I love the internet. A treasure trove of information, social opportunities, porn and shopping. Only on the internet can you book airline tickets, meet your internet girlfriend, buy a book and a DVD, and check out the most irresponsible sandwiches the world has ever seen. So without further delay, I present the Top Four Most Irresponsible Meals found on the internet.
#4: Primanti's Sandwich
Some goof decided that a big slab of grilled meat and cole slaw, a hot fried egg, tomato and french fries between two slabs of thick Italian bread would be a good idea. I mean look at that thing, it looks like a muppet. All it needs is a few googley eyes and a harmonica and it's the newest member of the electric mayhem band.
#3: The Hamdog
hahaha oh the hamdog, I'm laughing already. Straight out of Decatur Georgia comes this monstrocity of a meal. The hamdog is obviously the sick joke the devil played on man. So let's examine the guests of the hamdog party, shall we? First to arrive is a fried egg, the cornerstone of any down-home breakfast. Then fried onions and their good pal chili kick down the door and rush to the stereo. They take the nice party mix you've prepared out and replace it with Sweet Home Alabama on repeat, turned up to 10. Unfortunately, they left the front door open and a hot dog covered in cheese and then wrapped in a fried hamburger sneaks in and immediately flips over your couch, breaks your table and barfs on that rug that you found at Pier 1. During all this chaos, a bun also snuck in and is hiding out somewhere in the basement. As anyone who's had a party of this magnitude knows, the clean up ain't gonna be easy.
#2: The Lutherburger
Legend has it, the pre-weight loss (and I guess pre-death) Luther Vandross invented this sandwich. If this is true, it's the most amazing celebrity food invention since Elvis invented the fried peanut butter and banana sandwich. Of all the irresponsible foods in this article, the Lutherburger is actually the least complex. It's your standard bacon cheddar cheeseburger with one destructive twist - instead of a standard bush league sesame seed bun, you press the cheeseburger between a sliced Krispy Kreme glazed donut. Turning a run of the mill meal into a nuclear explosion of fat and flavor.
#1: Untitled Insanity (We refer to it as The Food Coffin)

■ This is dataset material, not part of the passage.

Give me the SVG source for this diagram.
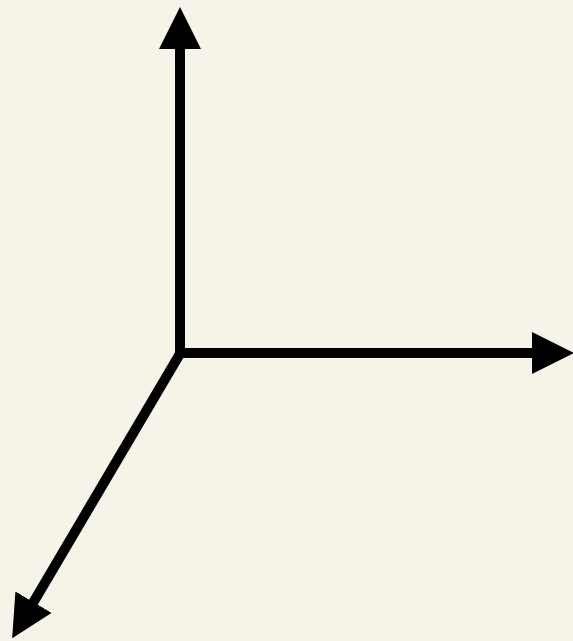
<svg xmlns="http://www.w3.org/2000/svg" width="573" height="641" viewBox="0 0 573 641">
<defs>
<marker id="ah" markerUnits="userSpaceOnUse" markerWidth="42" markerHeight="42" refX="1" refY="21" orient="auto" viewBox="0 0 42 42">
<path d="M0,0 L42,21 L0,42 Z" fill="#000"/>
</marker>
<filter id="tex" x="0" y="0" width="100%" height="100%">
<feTurbulence type="fractalNoise" baseFrequency="0.9" numOctaves="2" seed="3" result="n"/>
<feColorMatrix type="matrix" values="0 0 0 0 0.85  0 0 0 0 0.82  0 0 0 0 0.72  0 0 0 0.12 0" in="n" result="c"/>
<feComposite in="c" in2="SourceGraphic" operator="in"/>
</filter>
</defs>
<style>.ax{stroke:#000;stroke-width:10;fill:none;stroke-linecap:butt;marker-end:url(#ah)}</style>
<rect width="573" height="641" fill="#f7f4ea"/>
<rect width="573" height="641" fill="#000" filter="url(#tex)"/>
<g id="connectors">
<path class="ax" d="M180,358 L180,48"/>
<path class="ax" d="M175,353 L533,353"/>
<path class="ax" d="M181,352 L33,603"/>
</g>
</svg>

Yeah, okay. So this one actually transcends food. I would go so far as to say this sandwich is actually the food equivalent of astrophysics or theoretical calculus. I don't know who invented this thing, but "Tip of the Cap," as they say. So let's do a little examination of what this bad boy is made of, shall we?
One loaf of artesan bread
Four (4) hamburger patties
Countless (countless) sausage and hot dog links
Almost certainly a fire truck
It's unfortunate that the photo indicates that there are treasures and delights hiddin deep within the food coffin that we aren't allowed to discover. Perhaps some day an intrepid explorer may probe the depths of this fantastic sandwich and we will know the whole truth. Until then, we must be content with what we can see -- and that is one HELL of a sandwich.
So there you go, internet. They're all in one place.
Oh my gosh, there's an entire blog devoted to this type of insanity.
Pretty much each and every entry on that site absolutely obliterates everything I've listed here, I am deeply humbled.
those things look like something Beast, as in Belle's Beast, would eat.
Beast would devour the food coffin.
how dare you rip apart such a beautiful georgian wonder such as the hamdog. btw, you missed the mark with the music there. georgians prefer "the devil went down to georgia" over "sweet home alabama"...because contrary to popular belief, the south isn't just one big huge backwards state. there's a few of 'em. ;)
Why the hell would you want to eat a food named after a person who died from a stroke at 54?
Why not just call it the "Tragic Premature Death" Burger?
Americans are so disgusting sometimes.
I've got the shits just from looking at those.
weak, you missed a ton better sammichs out there. other than the fictional luther burger made famous by adult swim cartoons the others were tame. the winner was made up, something that big on a regular menu would have some fame.
americans are gross, tell that to my eastern european roomate who puts bacon and mayo on everything... including pizza, yes mayo on pizza. he claims its common where he's from to OD on fat to fill up???